Various versions of this argument are very common in drug policy circles, and I’d suggest (again) that it’s the wrong direction to try to take the discussion.

First, you might think it strange if you came to a friend with a problem and their approach was to remove your values and moral beliefs from the equation. It might be necessary to reveal hidden values/moral, examine them, explore the tensions between them, challenge them, and possibly replace them with different values. But, to eliminate them from decisions of great consequence? That’s a bad strategy. (Unless you really believe, like Sam Harris, that science can answer all moral questions.)

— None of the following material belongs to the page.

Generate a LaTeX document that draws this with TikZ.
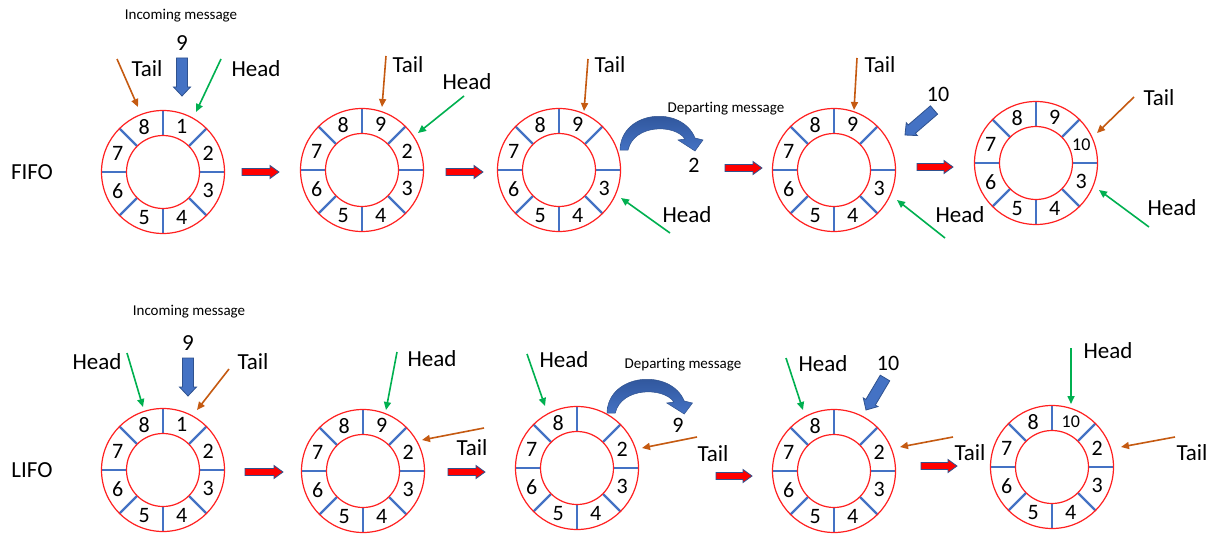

Second, the author equates moralizing with vilification, snobbishness, looking down upon others, racism, an absence of sympathy, the targeting of oppressed groups, scolding, shaming, stigma, criminalization, prudishness, and finger-wagging.

Third, I’d suggest that the author is engaged in their own version of moralizing–rejecting one set of values and calling for another. Calls for drug policy reform are invariably moral arguments, even when they reject morality as an element of policy formulation.

I’d suggest that the best response to the misapplication of morals, or the application of the wrong morals is not to eliminate morals from decision-making. The better way would be to examine and clarify the values/morals involved. It may be that we believe current policies overemphasize sanctity and authority, and undervalue care and fairness. (Moral Foundations Theory is only one way to examine this. Obviously, it’s not the only way.)

So, I’m suggesting that the problem isn’t moralizing in drug policy, it’s that we need to interrogate our value/moral hierarchy.

Further, I believe that pretending some approaches are value-free makes that task more difficult.

Finally, as I’ve said many times in this blog, there is no such thing as a problem-free drug policy, there are always going to be trade-offs. This means that any honest examination of our options means choosing which problems we’re unwilling to live with, and which problems we’re willing to tolerate.

Even then, our ability to will these choices into reality is limited–we have influence but not control.